Unpassende Diagnosen

Nachdem ich gestern noch bei meinem Praktikumsplatz angerufen habe,
bin ich heute morgen mit Öffis direkt hingefahren und habe mich vorgestellt. Zum Glück hat alles geklappt und ich darf im nächsten Semester in der Inneren Medizin ganz viel Dünnpfiff lernen. Über Dünnpfiff, meinte ich. Und darüber, warum die Behandlung einzelner Krankheiten nicht so klappt, wie sie eigentlich klappen müsste. Aktuell hat mich eine Professorin heiß gemacht für ihren Forschungsansatz im Bereich der Soziologie.
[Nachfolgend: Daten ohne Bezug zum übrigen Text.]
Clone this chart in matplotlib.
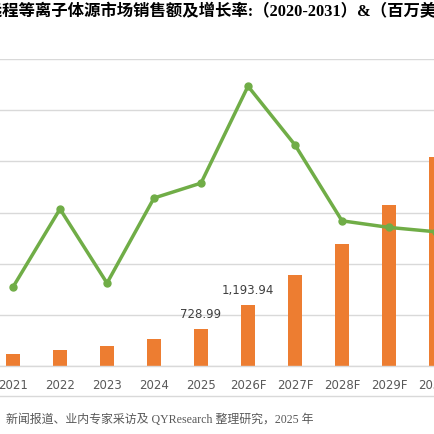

Ich möchte nicht zu viel darüber verlieren, nur,
dass es darum geht, herauszufinden, warum es Patienten gibt, die von Arzt zu Arzt rennen, bevor mal jemand eine passende Diagnose stellt. Zielgruppe sind dabei weniger die Patienten, die seltene Krankheiten haben, so dass es wirklich nicht einfach ist, die Diagnose zu finden. Ziel sind vielmehr die Patienten, die eine Krankheit haben, die eigentlich jeder Arzt sofort erkennen müsste – und trotzdem klappt es nicht. Oder die Patienten, die mit offensichtlichen Symptomen in die Aufnahme kommen, und trotzdem wird die Diagnose falsch gestellt.

Ich forsche nicht selbst, sondern ich helfe nur. Im Rahmen meines vorgeschriebenen Praktikumstags einmal pro Woche. Zusammen mit vier Kommilitonen. Es geht nicht darum, herauszufinden, dass Ärzte übermüdet oder überstresst sind, es geht auch nicht darum, Rechtfertigungen für Behandlungsfehler zu finden oder eine Art Beschwerdemanagement zu betreiben. Sondern es geht darum, sich mit dem System und der darin enthaltenen Arzt-Patienten-Beziehung kritisch auseinanderzusetzen. Auch wenn ich heute schon weiß, dass ich mich später im Job nicht den ganzen Tag nur mit theoretischen und statistischen Dingen beschäftigen möchte, halte ich das für sehr lehrreich und spannend. Zumal meine Aufgabe an diesem Praktikumstag mit intensivem Patientenkontakt (also sozuagen direkt an der Front) zusammenhängen wird.

Ich freue mich also auf ein weiteres halbes Jahr mit spannenden Neuigkeiten und Arbeit in einem Bereich, den ich bisher kaum kennengelernt habe. Die Kolleginnen und Kollegen, mit denen ich zu tun haben werde, wirkten erstmal auch völlig entspannt und normal, soll heißen, ich bekam nicht ein einziges Mal die Frage gestellt, ob das mit dem Rollstuhl alles funktionieren wird – also könnte das alles doch mal völlig entspannt und fokussiert auf die Sache ablaufen!